Under Liechtenstein law, and article 8 of the Company’s articles of association, the general meeting of shareholders is the Company’s supreme body. Further, under Liechtenstein law, an annual general meeting of shareholders must be held within six months after the end of a company’s preceding financial year. This means an annual general meeting of shareholders must be held on June 30 the latest of each year following the respective financial year.

Shareholders’ meetings may be convened by the board of directors or, if necessary, by the Company’s independent auditors. The board of directors is further required to convene an extraordinary general meeting if so resolved by a shareholders’ meeting or, pursuant to Article 10 of the articles of association, if so requested by holders of shares holding in aggregate at least ten percent of the nominal share capital of the Company.
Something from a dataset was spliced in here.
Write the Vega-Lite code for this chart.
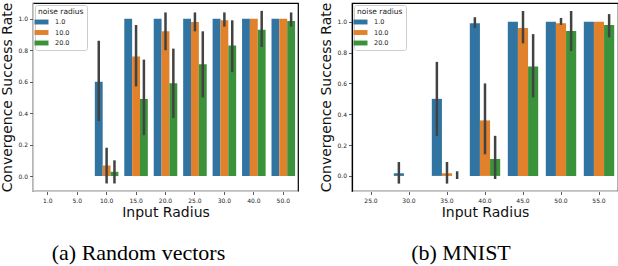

According to Article 12 of the articles of association, one or more shareholders whose combined shareholdings represent an aggregate nominal value of at least five percent of the share capital may demand that an item be included in the agenda of a general meeting of shareholders. Such a demand must be made in writing at the latest forty-five days before the meeting and shall specify the items and the proposals of such a shareholder.

There is no provision in the articles of association requiring a general presence quorum for shareholders’ meetings of the Company. Under Liechtenstein law, at least ten percent of all voting rights shall be present in order to be quorate. This provision is not mandatory. However, certain resolutions under Liechtenstein law require specific thresholds to be met, which are described in more detail below.